How do I notate the set or group created by iterated composition of functions? Is there a convention?
In particular I have a function $f(x)$ and I want to notate the following set:
$F=\{f^n(x):n\in\mathbb{N}\}$
where $f^2(x)=f(f(x))$ etc.
Is there a convention? I want to write:
$F=f^{\mathbb{N}}(x)$ ?
which I'm sure is clear and everybody would understand, but when I invent notation, people get cross (although they always seem to understand). So I thought I better ask first.
On
If you consider $F := \{f^n|n \in \mathbb{N}\}$, you will not have a group, as not all functions are bijections, and therefore they are not invertible.
Note that you should specify what domain and codomain $f$ must have so we can know whether it makes sense to consider function composition. As it stands there, I assume domain and codomain are the same, otherwise it would be impossible to iterate function composition.
Considering your notation: I would just leave it as I did in the first sentence of this answer. This will usually be well understood, certainly if you add context where you explain that you use function composition..
A small remark:
If we consider the set $\{f: X\rightarrow X | f$ bijective$\}$, we do have a group, and this group is usually denoted as $Sym(X)$. Or if $X = \{1,2, \dots, n\}$, we also write $S_n$.
Another small remark:
$f(x)$ is not a function, it is a function $f$ that is applied to an element $x$ in the domain.
There may not be a conventional notation, as others have commented, but there is a conventional terminology. Also, there is a conventional way to bring groups into the picture, although not in the way that you have notated.
The function $n \mapsto f^n$ is called an action of $\mathbb{N}$, and the set $\{f^n(x) \,|\, n \in \mathbb{N}\}$ is called the orbit of the point $x$ under this action.
I see you did not indicate the domain of the function $f$; if I bring the domain into the picture with notation $f:X \to X$, then the function $n \mapsto f^n$ is called an action of $\mathbb{N}$ on $X$.
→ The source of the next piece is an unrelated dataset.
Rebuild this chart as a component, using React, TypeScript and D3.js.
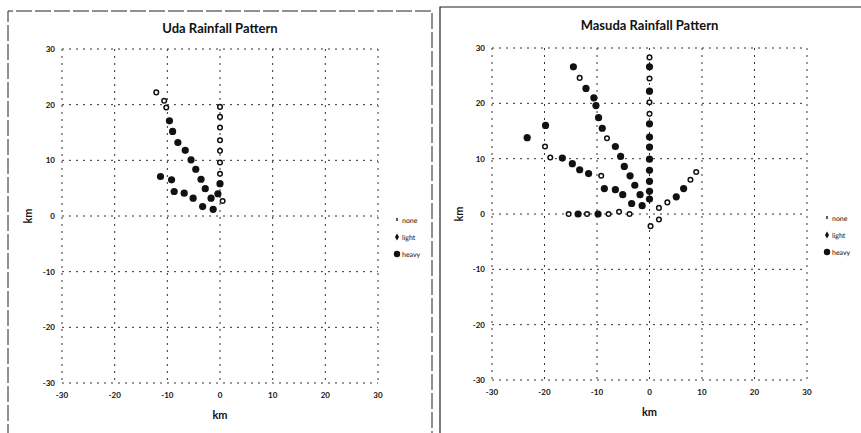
import React from "react";
import * as d3 from "d3";

// km offsets, [x, y]
const ticks = [-30, -20, -10, 0, 10, 20, 30];
const legendLabels = ["none", "light", "heavy"];

const udaLight: [number, number][] = [
  [0, 19.6], [0, 17.8], [0, 15.9], [0, 13.6], [0, 11.7], [0, 9.6], [0, 7.6], [0.5, 2.7],
  [-12.1, 22.2], [-10.6, 20.7], [-10.2, 19.5],
];
const udaHeavy: [number, number][] = [
  [0, 5.8], [-0.4, 4.0],
  [-9.6, 17.1], [-9.0, 15.2], [-8.0, 13.2], [-6.6, 11.8], [-5.5, 10.1], [-4.6, 8.4],
  [-3.6, 6.6], [-2.8, 4.9], [-1.7, 3.2], [-1.3, 1.2],
  [-11.3, 7.1], [-9.2, 6.5], [-8.7, 4.4], [-6.8, 4.1], [-5.1, 3.2], [-3.3, 1.7],
];

const masudaLight: [number, number][] = [
  [0, 28.3], [0, 24.5], [0, 20.2], [0, 18.1],
  [-13.3, 24.6], [-8.1, 13.7], [-19.9, 12.2], [-18.9, 10.2], [-9.2, 6.9],
  [-15.4, 0], [-11.9, 0], [-7.8, 0], [-5.8, 0.4], [-3.8, 0],
  [1.8, 1.1], [3.4, 2.1], [7.8, 6.2], [8.9, 7.6], [1.8, -1.0], [0.2, -2.2],
];
const masudaHeavy: [number, number][] = [
  [0, 26.6], [0, 22.2], [0, 16.3], [0, 13.9], [0, 12.1], [0, 9.9], [0, 7.9], [0, 5.9], [0, 4.1], [0, 2.7],
  [-14.5, 26.6], [-12.1, 22.7], [-10.6, 21.0], [-10.2, 19.6], [-9.7, 17.4], [-9.0, 15.5],
  [-6.5, 12.2], [-5.5, 10.4], [-4.8, 8.6], [-3.7, 6.9], [-2.8, 5.2], [-1.8, 3.5], [-1.4, 1.5],
  [-16.6, 10.1], [-14.7, 9.1], [-13.3, 8.0], [-11.6, 7.3], [-8.6, 4.6], [-6.5, 4.4], [-5.1, 3.5], [-3.4, 1.9],
  [-19.8, 16.0], [-23.3, 13.8], [-13.6, 0], [-9.8, 0], [5.1, 3.1], [6.5, 4.6],
];

const FONT = "Lato, 'Open Sans', sans-serif";

interface ChartProps {
  title: string;
  light: [number, number][];
  heavy: [number, number][];
  left: number;
  right: number;
  top: number;
  bottom: number;
  titleY: number;
  legendX: number;
  legendY: number;
  yLabelX: number;
}

const Chart: React.FC<ChartProps> = ({ title, light, heavy, left, right, top, bottom, titleY, legendX, legendY, yLabelX }) => {
  const x = d3.scaleLinear().domain([-30, 30]).range([left, right]);
  const y = d3.scaleLinear().domain([-30, 30]).range([bottom, top]);
  const cx = (left + right) / 2;
  const cy = (top + bottom) / 2;

  return (
    <g>
      {/* broken grid, like the scan */}
      {ticks.map(t => (
        <g key={"g" + t}>
          <line x1={x(t)} x2={x(t)} y1={top} y2={bottom} stroke="#333" strokeWidth={1} strokeDasharray="2,5" />
          <line x1={left} x2={right} y1={y(t)} y2={y(t)} stroke="#333" strokeWidth={1} strokeDasharray="2,5" />
        </g>
      ))}
      {ticks.map(t => (
        <text key={"xt" + t} x={x(t)} y={bottom + 15} textAnchor="middle" fontSize={8} fontWeight="bold" fontFamily={FONT} fill="#111">
          {t}
        </text>
      ))}
      {ticks.map(t => (
        <text key={"yt" + t} x={left - 7} y={y(t) + 3} textAnchor="end" fontSize={8} fontWeight="bold" fontFamily={FONT} fill="#111">
          {t}
        </text>
      ))}
      <text x={cx} y={titleY} textAnchor="middle" fontSize={13} fontWeight="bold" fontFamily={FONT} fill="#111">
        {title}
      </text>
      <text x={cx} y={bottom + 36} textAnchor="middle" fontSize={11} fontWeight="bold" fontFamily={FONT} fill="#111">
        km
      </text>
      <text transform={`translate(${yLabelX},${cy}) rotate(-90)`} textAnchor="middle" fontSize={11} fontWeight="bold" fontFamily={FONT} fill="#111">
        km
      </text>

      {light.map((p, i) => (
        <circle key={"l" + i} cx={x(p[0])} cy={y(p[1])} r={2.3} fill="#fff" stroke="#111" strokeWidth={1.5} />
      ))}
      {heavy.map((p, i) => (
        <circle key={"h" + i} cx={x(p[0])} cy={y(p[1])} r={3.6} fill="#111" />
      ))}

      {/* legend */}
      {legendLabels.map((lab, i) => {
        const ly = legendY + i * 17;
        return (
          <g key={lab}>
            {i === 0 && <rect x={legendX - 0.8} y={ly - 2} width={1.6} height={3} fill="#333" />}
            {i === 1 && <path d={d3.symbol(d3.symbolDiamond, 14)() || ""} transform={`translate(${legendX},${ly})`} fill="#111" />}
            {i === 2 && <circle cx={legendX} cy={ly} r={3.2} fill="#111" />}
            <text x={legendX + 5} y={ly + 2.5} fontSize={7} fontFamily={FONT} fill="#111" style={{ textRendering: "geometricPrecision" }}>
              {lab}
            </text>
          </g>
        );
      })}
    </g>
  );
};

export default function App() {
  return (
    <svg width={861} height={433} style={{ position: "absolute", left: 0, top: 0, background: "#fff" }}>
      <rect x={0} y={0} width={861} height={433} fill="#fff" />
      {/* panel frames */}
      <path d="M8,440 L8,11 L432,11 L432,440" fill="none" stroke="#222" strokeWidth={1} strokeDasharray="16,3" />
      <path d="M440,440 L440,7 L870,7" fill="none" stroke="#222" strokeWidth={1.2} />
      <Chart
        title="Uda Rainfall Pattern"
        light={udaLight}
        heavy={udaHeavy}
        left={62}
        right={378}
        top={49}
        bottom={383}
        titleY={33}
        legendX={397}
        legendY={220}
        yLabelX={32}
      />
      <Chart
        title="Masuda Rainfall Pattern"
        light={masudaLight}
        heavy={masudaHeavy}
        left={492}
        right={807}
        top={48}
        bottom={380}
        titleY={30}
        legendX={827}
        legendY={218}
        yLabelX={463}
      />
    </svg>
  );
}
So far, I haven't mentioned groups. I agree with the comments and answers that it is inappropriate to refer to $\{f^n(x) \,|\, n \in \mathbb{N}\}$ as a group.
However, there is a way to bring group theory into the discussion.
First, let's assume that $f$ is a bijection. In that case $f$ is an element of the set of permutations of the set $X$, which I'll denote $Sym(X)$. The set $Sym(X)$ is a group under the operation of function composition: for all $f,g \in Sym(X)$ we have $f \circ g \in Sym(X)$; the associative law holds $(f \circ g) \circ h = f \circ (g \circ h)$; and because each element $f \in Sym(X)$ is a bijection, it has an inverse $f^{-1}$ satisfying the inverse law $f^{-1} \circ f = f \circ f^{-1} = \text{Id}_X$.
So we have $f \in Sym(X)$.
Second, let's define the function $\mathcal{A} : \mathbb{Z} \to Sym(X)$ by the formula $$\mathcal{A}(n) = f^n $$ Then we can easily derive the formula $f^n \circ f^m = f^{n+m}$. In other words, $\mathcal{A}$ is a homomorphism from the group $\mathbb{Z}$ to the group $Sym(X)$. The image of this homomorphism is the subset $$\{f^n \,|\, n \in \mathbb{Z}\} \subset Sym(X) $$ And now we can bring in a standard result from group theory, which says that the image of every homomorphism from one group to a second group is a subgroup of the second group.
In conclusion, as long as $f$ is assumed to be a bijection, it follows that the set $\{f^n \,|\, n \in \mathbb{Z}\}$ does indeed form a group under the operation of composition.
Note well, however, that this does not mean that the set $\{f^n(x) \,|\, n \in \mathbb{Z}\}$ is a group, nor $\{f^n(x) \,|\, n \in \mathbb{N}\}$ as originally asked. Those sets are more properly called orbits of the action (of $\mathbb{Z}$ or of $\mathbb{N}$, respectively).